To the contrary! It's the quickest way to derive the Planck spectrum. In QED it reduces to resum a geometric series. In other words, it's a no-brainer!

9. Sep 12, 2014

### krantz

Yeah, I have read about modern QT. I'm one of those people that just doesn't understand the need for a quantum scale.. I could continue to memorize formulas taking people's word that a quantum scale is needed, but that just doesn't seem like a good idea. Can anyone here please help me understand why a quantum scale is needed in the first place. Thanks

10. Sep 13, 2014

### quo

This is irrelevant.
Any value can be summed up in infinitely many ways.

For example:
1 = 1/2 + 1/4 + 1/8 + 1/16 + ...
1 = (1/2 + 1/4) + (1/8 + 1/16) + ...
1 = (1/2 + 1/8) + (1/4 + 1/16) + ...

ect.

11. Sep 13, 2014

### bhobba

You need to study - Ballentine - QM - A Modern Development
https://www.amazon.com/Quantum-Mechanics-Modern-Development-Edition/dp/9814578584/ref=dp_ob_title_bk

Chapter 3 will make everything clear.

Regarding QFT I am studying a book right now that I am really taken with:

It really explains, in very clear language, exactly what's going on.

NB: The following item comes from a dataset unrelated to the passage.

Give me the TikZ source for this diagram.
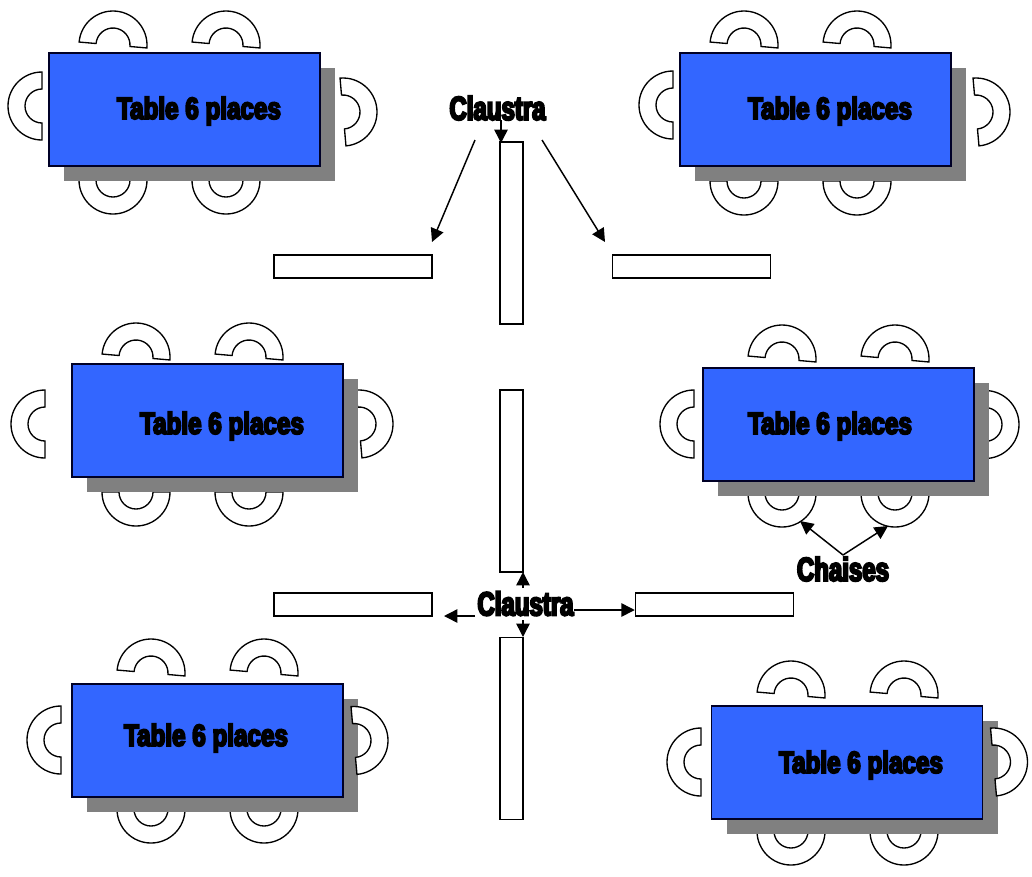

Also you do not need advanced QM - an intermediate book like Griffiths would be just fine - even the treatment is general physics texts like University Physics would be adequate.

And the Kindle price is good for a QFT Book.

Thanks
Bill

Last edited by a moderator: May 6, 2017
12. Sep 13, 2014

### bhobba

Last edited by a moderator: May 6, 2017
13. Sep 13, 2014

### vanhees71

The Planck Law is really easily derived. In the following I use natural units with $\hbar=c=k_{\text{B}}=1$.

You start from the quantization of the free electromagnetic field (most simply in the radiation gauge, $A^0=0$, $\vec{\nabla} \cdot \vec{A}=0$). The Fock basis is given by
$$|\{N(\vec{p},\lambda) \} \rangle,$$
where I use a cube of length $L$ as a quantization volume with periodic boundary conditions. Then $\vec{p} \in \frac{2 \pi}{L} \mathbb{Z}^3$ and $\lambda \in \{-1,1\}$ (helicities).

Since photons have spin 1, they are bosons and thus the occupation numbers all run from 0 to $\infty$. The canonical partition sum for photons of fixed energy $E=|\vec{p}|$ thus is
$$Z(\beta,E)=\sum_{N=0}^{\infty} \exp(-2 \beta E N)=\left (\frac{1}{1-\exp(-\beta E)} \right )^2,$$
where the square comes from the two helicities (polarizations) of each photon mode.

The average total energy of the photons of energy $E$ is thus
$$\langle E_{\text{tot}} \rangle_{E}=-\partial_{\beta} \ln Z(\beta,E)=\frac{2 E}{\exp(\beta E)-1}.$$
To get the energy spectrum, we have to count the states. In a momentum-volume element $\Delta^3 \vec{p}$ we have $\mathrm{\Delta}^3 \vec{p} L^3/(2 \pi)^3$ states. Thus the energy-density spectrum is in the limit $L \rightarrow \infty$
$$\mathrm{d} u(E)=\frac{\mathrm{d}^3 \vec{p}}{(2 \pi)^3} \frac{2 |\vec{p}|}{\exp(\beta |\vec{p}|)-1}.$$
Because of $E^2=\vec{p}^2$ we have
$$\mathrm{d}^3 \vec{p} = \vec{p}^2 \mathrm{d} |\vec{p}| \mathrm{d} \Omega= E^2 \mathrm{d} E \mathrm{d} \Omega.$$
Integrating over the full solid angle gives
$$\mathrm{d} u=\mathrm{d} E \frac{8 \pi}{(2 \pi)^3} \frac{E^3}{\exp(\beta E)-1}.$$
This is Planck's Law:
$$u(E)=frac{8 \pi}{(2 \pi)^3} \frac{E^3}{\exp(\beta E)-1}.$$
Usually it's written in terms of the frequency $\nu=E/(2 \pi)$ which gives
$$u(\nu)=2 \pi u(E)=\frac{16 \pi^2 \nu^3}{\exp(2 \pi \beta \nu)-1}$$
or reinstalling all factors $h=2 \pi \hbar$, $c$ and $k_{\text{B}}$
$$u(\nu)=\frac{8 \pi h \nu^3}{c^3} \frac{1}{\exp[h \nu/(k_{\text{B}} T)]-1}.$$
See Wikipedia for a thorough further discussion:

https://en.wikipedia.org/wiki/Planck's_law

14. Sep 14, 2014

### quo

You probably rewrite the old Bose's idea only, which is quite artificial, without any ground in the physics.
The two modes you called as helicities, are in fact the two polarisation of wave: 0 or 180 - the boundary condition.